The graces of assignment changes

The View from the Rectory Window
By Fr. Ken Van Haverbeke
Second in a series of four.
It is rarely the intention to rotate pastors every couple of years in a parish, but sometimes it happens.
A grace of being in a parish where pastors change often is that parishioners accept real leadership of the parish. Sometimes however, it’s difficult to come into a parish who expects you not to stay very long.
You experience this when the ushers tell you, “You know Father, we’ll be here long after you are gone.” This after I insisted that the ushers take on the added responsibility of opening the doors of the church for parishioners coming to and leaving Mass. These doors were big, huge doors, in which elderly ladies were hammering with their canes trying to get them open….okay, a bit of exaggeration, but close!
Or when the parishioners wait for you to go on vacation before they renovate a part of the church or school that you said was not necessary to do at this time. Admittedly the renovation was done well, but done well after the pastor had crossed the state line.
These are clues that the parish might be used to a pastors coming and going, and where the parishioners do not receive their identity from their shepherd, but have a strong sense of who they are, independent of their current shepherd. But it’s never that cut and dry.
Father gets the call
The call from the bishop was not unexpected, yet a surprise. It was a Tuesday morning, 10:20 a.m. Funny how a priest remembers almost every call he receives to be moved. I was assured by the bishop I was not on the short list or even long list of priests to be moved that year. Yet, knowing how circumstances can sometimes take a drastic change, I was half expecting the call.
Usually the communication comes from the bishop’s secretary. “The bishop would like to meet with you,” she will say. This is never a good thing. I’m sorry, but I’ve never had a bishop have his secretary call me to arrange a dinner date or to arrange going to a baseball game together.
No, such a communication means one of two things, and I’ve been the recipient of both. Either you did something dumb and you have to explain yourself, or you are getting moved.
In the first case, I’m surprised I don’t have a standing appointment with my bishops, because I always seem to do dumb things; but getting moved is a time-sensitive affair.

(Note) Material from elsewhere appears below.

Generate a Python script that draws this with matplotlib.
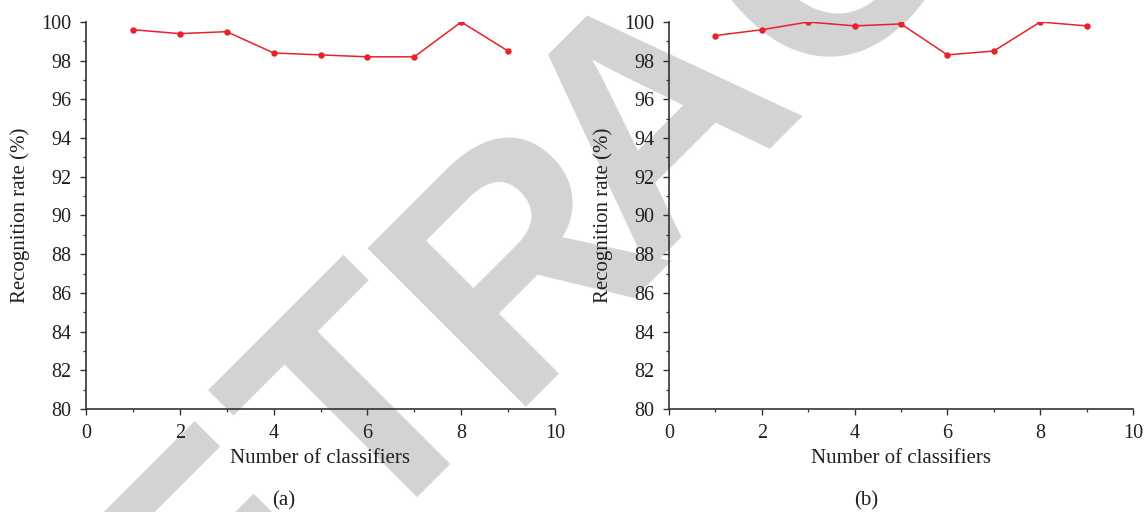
import numpy as np
import matplotlib
matplotlib.use("Agg")
import matplotlib.pyplot as plt
from matplotlib.ticker import MultipleLocator

# recognition rate vs number of classifiers, two experiments
n_classifiers = [1, 2, 3, 4, 5, 6, 7, 8, 9]
rate_a = [99.6, 99.4, 99.5, 98.4, 98.3, 98.2, 98.2, 100.0, 98.5]
rate_b = [99.3, 99.6, 100.0, 99.8, 99.9, 98.3, 98.5, 100.0, 99.8]
panel_tags = ["(a)", "(b)"]

WATERMARK = "RETRACTED"
# letter centres along the watermark baseline (pixels)
letter_s = [-455, -243, -32, 186, 380, 624, 830, 1030, 1240]

plt.rcParams["font.family"] = ["Liberation Serif", "DejaVu Serif"]
plt.rcParams["font.size"] = 15

W, H = 1147, 512
fig = plt.figure(figsize=(W / 100, H / 100), dpi=100)

# watermark, drawn letter by letter along a 45 degree baseline
base_t = 644
c = np.sqrt(0.5)
for ch, s in zip(WATERMARK, letter_s):
    px = c * (s + base_t)
    py = c * (base_t - s)
    fig.text(px / W, 1 - py / H, ch, rotation=45, rotation_mode="anchor",
             ha="center", va="baseline", fontsize=234, fontweight="bold",
             family="Liberation Sans", color="#d3d3d3", zorder=-5)

axes_px = [(86, 555), (669, 1133)]
tag_x = [284, 866]
ink = "#231f20"

for (x0, x1), rate, tag, tx in zip(axes_px, [rate_a, rate_b], panel_tags, tag_x):
    ax = fig.add_axes([x0 / W, 1 - 409 / H, (x1 - x0) / W, (409 - 22) / H])
    ax.set_facecolor("none")
    ax.plot(n_classifiers, rate, "-o", color="#e8212b", linewidth=1.1,
            markersize=3.6, zorder=3)
    ax.set_xlim(0, 10)
    ax.set_ylim(80, 100)
    ax.xaxis.set_major_locator(MultipleLocator(2))
    ax.xaxis.set_minor_locator(MultipleLocator(1))
    ax.yaxis.set_major_locator(MultipleLocator(2))
    ax.yaxis.set_minor_locator(MultipleLocator(1))
    for side in ["top", "right"]:
        ax.spines[side].set_visible(False)
    for side in ["left", "bottom"]:
        ax.spines[side].set_linewidth(1.2)
        ax.spines[side].set_color("#333333")
    ax.tick_params(which="major", direction="out", length=4.3, width=1.0,
                   color="#333333", labelcolor=ink, labelsize=14.5)
    ax.tick_params(which="minor", direction="out", length=2.2, width=0.9,
                   color="#333333")
    ax.tick_params(axis="x", which="major", pad=6.5)
    ax.tick_params(axis="y", which="major", pad=6)
    ax.set_xlabel("Number of classifiers", color=ink, labelpad=4)
    ax.set_ylabel("Recognition rate (%)", color=ink, labelpad=8)
    fig.text(tx / W, 1 - 501 / H, tag, ha="center", va="center", color=ink)

fig.savefig("out.png", dpi=100)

Usually in the springtime, around March, April, and even possibly as late as May, is when you get the call for a move, like flowers blooming in the spring. The “explain what you were thinking” appointments can occur year round, like an evergreen tree.
This particular call at 10:20 a.m. Tuesday morning was about a move – a move to a parish that had seen more than one pastor come and go. Circumstances dictated the move, not the pastor or parishioners. Generally it happens that way.
I am always amazed at parishioners who seem to believe there is a big “master plan” on a bulletin board in the bishop’s office, outlining the future moves of each priest and parish. No, more often than not, circumstances create moves, or if you are a religious person, you might even believe it is the Holy Spirit.
It was definitely the Holy Spirit that created this particular move for me and for the parish. I was not ready for a change, nor was the parish I was assigned to ready for a reception of a new pastor, but there we were: I, not open to a change; and a parish, not open to changing. Yet we both did.
I grew; and the parish grew. I had certain skills, ways of explaining the Gospel, certain gifts for the sick and administration, all needed by this parish.
The parish, on the other hand, had certain gifts too. They taught me that I didn’t always have the right pastoral solution and many of the lay leaders had solutions upon which I learned to depend upon. They helped me to understand my limitations and that I sometimes try too hard to do too much without help. But most of all, they taught me how to accept their leadership alongside mine.
In the theology according to Nanny McPhee (a movie and book character) who said: “There is something you should understand about the way I work. When you need me but do not want me, then I must stay. When you want me but no longer need me, then I have to go. It’s rather sad, really, but there it is.” This is what happened to me and this parish.
A grace of a change of assignment for both a priest and a parish is greater mission. The priest brings his gifts, talents, and particular charism from the Holy Spirit to a new parish; and the parish in turn, reshapes changes, even challenges a priest to grow in holiness and pastoral skills.
In leaving this assignment, I knew I had given some of my very best homilies, energy, and pastoring, and I also knew I was forever changed by both the love and resistance I received from the parish.
I comprehended this as I walked out of the church at the final Mass to huge doors opened and held by the ushers; ushers with both grins on their faces and even a hint of moisture in their eyes.